INFORMATION SHOWN>
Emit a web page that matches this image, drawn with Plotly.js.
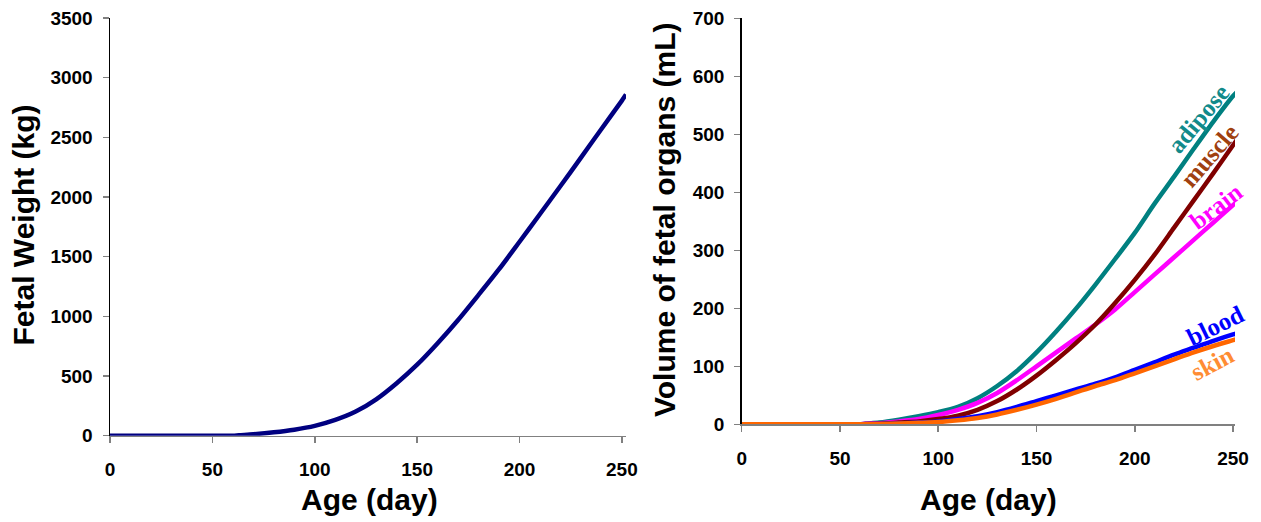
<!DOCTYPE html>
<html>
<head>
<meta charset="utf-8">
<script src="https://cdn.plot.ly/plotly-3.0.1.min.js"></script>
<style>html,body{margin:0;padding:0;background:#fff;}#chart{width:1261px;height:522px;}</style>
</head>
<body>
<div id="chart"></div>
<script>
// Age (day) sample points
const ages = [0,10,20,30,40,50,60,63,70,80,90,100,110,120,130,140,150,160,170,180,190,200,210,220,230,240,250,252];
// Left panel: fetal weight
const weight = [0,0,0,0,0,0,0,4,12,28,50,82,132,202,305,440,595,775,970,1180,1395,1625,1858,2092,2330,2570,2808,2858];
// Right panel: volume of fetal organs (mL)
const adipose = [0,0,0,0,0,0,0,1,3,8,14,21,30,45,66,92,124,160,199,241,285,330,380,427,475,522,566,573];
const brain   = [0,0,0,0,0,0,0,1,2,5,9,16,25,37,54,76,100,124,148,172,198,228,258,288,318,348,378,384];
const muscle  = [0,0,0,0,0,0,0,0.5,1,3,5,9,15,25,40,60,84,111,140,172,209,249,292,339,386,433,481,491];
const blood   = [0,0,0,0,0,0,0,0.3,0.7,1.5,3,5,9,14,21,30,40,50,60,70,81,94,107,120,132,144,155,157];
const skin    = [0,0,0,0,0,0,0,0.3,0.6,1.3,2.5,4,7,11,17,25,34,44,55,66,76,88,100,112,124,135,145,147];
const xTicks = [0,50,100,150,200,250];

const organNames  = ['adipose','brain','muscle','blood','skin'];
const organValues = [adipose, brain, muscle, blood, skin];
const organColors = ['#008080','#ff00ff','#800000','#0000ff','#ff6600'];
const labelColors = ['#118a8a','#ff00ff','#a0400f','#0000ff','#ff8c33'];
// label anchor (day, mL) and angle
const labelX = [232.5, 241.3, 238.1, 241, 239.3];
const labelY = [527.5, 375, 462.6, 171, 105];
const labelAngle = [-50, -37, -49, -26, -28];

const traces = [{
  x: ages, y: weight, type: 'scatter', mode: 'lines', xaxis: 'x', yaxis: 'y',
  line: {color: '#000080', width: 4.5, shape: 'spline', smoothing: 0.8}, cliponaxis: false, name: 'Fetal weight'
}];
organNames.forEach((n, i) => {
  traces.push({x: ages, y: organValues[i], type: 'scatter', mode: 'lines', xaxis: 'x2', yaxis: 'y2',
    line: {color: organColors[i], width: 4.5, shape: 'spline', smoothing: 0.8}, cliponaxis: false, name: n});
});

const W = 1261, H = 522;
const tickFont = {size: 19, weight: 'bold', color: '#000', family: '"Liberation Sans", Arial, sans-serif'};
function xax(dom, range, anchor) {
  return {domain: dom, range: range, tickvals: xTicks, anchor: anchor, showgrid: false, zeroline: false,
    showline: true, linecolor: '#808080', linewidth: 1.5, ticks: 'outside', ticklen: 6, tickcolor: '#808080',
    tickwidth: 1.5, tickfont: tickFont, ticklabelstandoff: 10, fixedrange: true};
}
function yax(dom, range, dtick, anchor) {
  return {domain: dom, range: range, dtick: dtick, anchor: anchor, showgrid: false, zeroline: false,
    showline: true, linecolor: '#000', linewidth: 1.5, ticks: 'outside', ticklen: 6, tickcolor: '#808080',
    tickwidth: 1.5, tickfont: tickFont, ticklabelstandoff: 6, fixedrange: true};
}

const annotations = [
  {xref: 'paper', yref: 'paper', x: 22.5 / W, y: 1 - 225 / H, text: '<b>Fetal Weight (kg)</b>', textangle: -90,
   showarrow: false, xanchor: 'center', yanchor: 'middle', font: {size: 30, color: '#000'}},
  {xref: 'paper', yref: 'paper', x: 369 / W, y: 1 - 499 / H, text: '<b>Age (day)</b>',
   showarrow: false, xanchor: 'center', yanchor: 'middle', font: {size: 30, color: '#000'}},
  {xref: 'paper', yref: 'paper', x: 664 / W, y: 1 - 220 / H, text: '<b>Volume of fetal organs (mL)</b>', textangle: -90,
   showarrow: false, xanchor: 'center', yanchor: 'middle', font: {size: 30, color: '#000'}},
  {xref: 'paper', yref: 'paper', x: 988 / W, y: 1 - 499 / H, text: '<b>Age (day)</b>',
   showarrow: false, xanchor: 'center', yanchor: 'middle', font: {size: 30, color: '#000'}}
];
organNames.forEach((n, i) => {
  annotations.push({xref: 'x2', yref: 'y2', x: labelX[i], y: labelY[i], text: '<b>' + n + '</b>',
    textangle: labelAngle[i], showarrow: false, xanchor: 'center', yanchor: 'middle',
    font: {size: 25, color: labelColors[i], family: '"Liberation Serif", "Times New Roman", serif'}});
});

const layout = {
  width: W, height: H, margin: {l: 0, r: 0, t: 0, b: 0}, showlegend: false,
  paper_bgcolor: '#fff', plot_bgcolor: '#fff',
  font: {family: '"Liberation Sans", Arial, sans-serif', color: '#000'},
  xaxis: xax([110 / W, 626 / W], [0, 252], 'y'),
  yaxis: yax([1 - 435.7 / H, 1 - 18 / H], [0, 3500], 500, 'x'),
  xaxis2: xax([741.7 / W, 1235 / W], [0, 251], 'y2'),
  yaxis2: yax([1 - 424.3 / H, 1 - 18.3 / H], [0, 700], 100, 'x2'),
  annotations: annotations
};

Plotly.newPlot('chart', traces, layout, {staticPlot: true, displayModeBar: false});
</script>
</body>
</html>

* * *

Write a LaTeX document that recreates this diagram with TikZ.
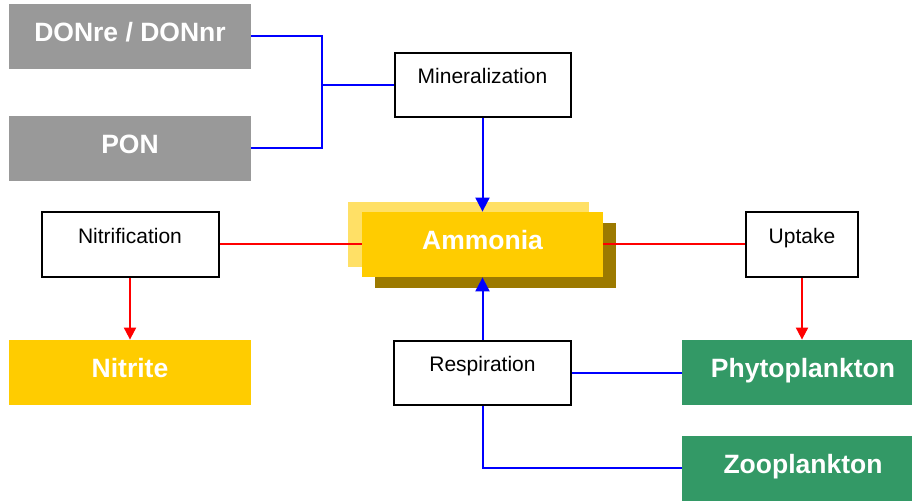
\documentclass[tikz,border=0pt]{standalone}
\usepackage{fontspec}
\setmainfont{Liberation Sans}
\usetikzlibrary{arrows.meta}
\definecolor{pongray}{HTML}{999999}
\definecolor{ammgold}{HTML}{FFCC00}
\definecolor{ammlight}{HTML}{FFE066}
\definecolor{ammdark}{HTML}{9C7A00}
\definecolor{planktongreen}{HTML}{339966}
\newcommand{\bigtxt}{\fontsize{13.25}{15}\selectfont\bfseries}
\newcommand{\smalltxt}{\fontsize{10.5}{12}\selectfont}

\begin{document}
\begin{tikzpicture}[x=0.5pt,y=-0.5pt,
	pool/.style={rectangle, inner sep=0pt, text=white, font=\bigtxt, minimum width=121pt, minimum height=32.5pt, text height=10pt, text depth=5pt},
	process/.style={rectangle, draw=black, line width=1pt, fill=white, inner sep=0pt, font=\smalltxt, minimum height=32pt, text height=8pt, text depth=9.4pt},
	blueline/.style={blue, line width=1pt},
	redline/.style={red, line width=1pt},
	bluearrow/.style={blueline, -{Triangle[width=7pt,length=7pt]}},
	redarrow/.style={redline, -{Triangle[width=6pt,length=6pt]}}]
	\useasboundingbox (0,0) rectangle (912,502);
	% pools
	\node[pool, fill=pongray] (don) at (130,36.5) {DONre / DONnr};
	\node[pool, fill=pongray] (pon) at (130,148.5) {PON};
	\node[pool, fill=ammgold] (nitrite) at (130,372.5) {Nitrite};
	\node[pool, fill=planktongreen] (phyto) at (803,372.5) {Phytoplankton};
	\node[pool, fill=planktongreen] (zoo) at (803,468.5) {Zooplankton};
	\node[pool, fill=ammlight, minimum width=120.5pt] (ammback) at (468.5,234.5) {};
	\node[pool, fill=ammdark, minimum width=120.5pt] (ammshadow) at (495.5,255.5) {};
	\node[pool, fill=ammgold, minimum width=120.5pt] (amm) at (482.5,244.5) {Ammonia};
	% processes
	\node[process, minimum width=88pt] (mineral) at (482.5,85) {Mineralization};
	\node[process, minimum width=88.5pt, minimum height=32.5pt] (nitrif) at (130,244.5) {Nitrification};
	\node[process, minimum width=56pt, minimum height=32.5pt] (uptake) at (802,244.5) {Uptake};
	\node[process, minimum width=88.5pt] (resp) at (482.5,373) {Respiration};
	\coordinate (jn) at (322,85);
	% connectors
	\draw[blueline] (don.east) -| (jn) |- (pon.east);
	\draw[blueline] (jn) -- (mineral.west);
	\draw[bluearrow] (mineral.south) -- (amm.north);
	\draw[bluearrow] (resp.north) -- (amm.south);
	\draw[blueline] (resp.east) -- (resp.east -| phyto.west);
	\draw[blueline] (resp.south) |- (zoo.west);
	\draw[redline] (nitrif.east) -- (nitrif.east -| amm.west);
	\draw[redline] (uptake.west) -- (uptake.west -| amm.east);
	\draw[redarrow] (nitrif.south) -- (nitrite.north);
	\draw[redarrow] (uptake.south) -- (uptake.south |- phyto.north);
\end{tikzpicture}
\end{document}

---

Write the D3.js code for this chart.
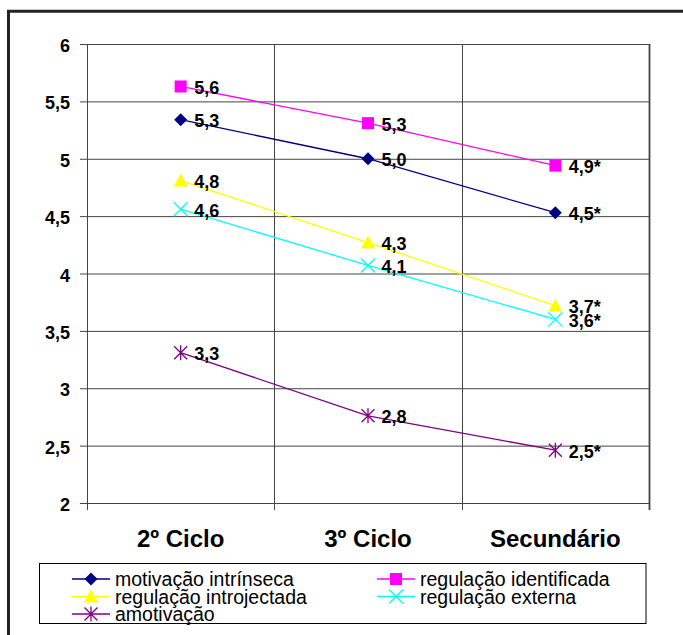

TASK> Reproduce the data above exactly, but only from the line containing "Emit a web page" through the line containing "const labelAngle = [-50, -37, -49, -26, -28];"; skip the pictures.

RESPONSE TO THIS EXERCISE>
Emit a web page that matches this image, drawn with Plotly.js.
<!DOCTYPE html>
<html>
<head>
<meta charset="utf-8">
<script src="https://cdn.plot.ly/plotly-3.0.1.min.js"></script>
<style>html,body{margin:0;padding:0;background:#fff;}#chart{width:1261px;height:522px;}</style>
</head>
<body>
<div id="chart"></div>
<script>
// Age (day) sample points
const ages = [0,10,20,30,40,50,60,63,70,80,90,100,110,120,130,140,150,160,170,180,190,200,210,220,230,240,250,252];
// Left panel: fetal weight
const weight = [0,0,0,0,0,0,0,4,12,28,50,82,132,202,305,440,595,775,970,1180,1395,1625,1858,2092,2330,2570,2808,2858];
// Right panel: volume of fetal organs (mL)
const adipose = [0,0,0,0,0,0,0,1,3,8,14,21,30,45,66,92,124,160,199,241,285,330,380,427,475,522,566,573];
const brain   = [0,0,0,0,0,0,0,1,2,5,9,16,25,37,54,76,100,124,148,172,198,228,258,288,318,348,378,384];
const muscle  = [0,0,0,0,0,0,0,0.5,1,3,5,9,15,25,40,60,84,111,140,172,209,249,292,339,386,433,481,491];
const blood   = [0,0,0,0,0,0,0,0.3,0.7,1.5,3,5,9,14,21,30,40,50,60,70,81,94,107,120,132,144,155,157];
const skin    = [0,0,0,0,0,0,0,0.3,0.6,1.3,2.5,4,7,11,17,25,34,44,55,66,76,88,100,112,124,135,145,147];
const xTicks = [0,50,100,150,200,250];

const organNames  = ['adipose','brain','muscle','blood','skin'];
const organValues = [adipose, brain, muscle, blood, skin];
const organColors = ['#008080','#ff00ff','#800000','#0000ff','#ff6600'];
const labelColors = ['#118a8a','#ff00ff','#a0400f','#0000ff','#ff8c33'];
// label anchor (day, mL) and angle
const labelX = [232.5, 241.3, 238.1, 241, 239.3];
const labelY = [527.5, 375, 462.6, 171, 105];
const labelAngle = [-50, -37, -49, -26, -28];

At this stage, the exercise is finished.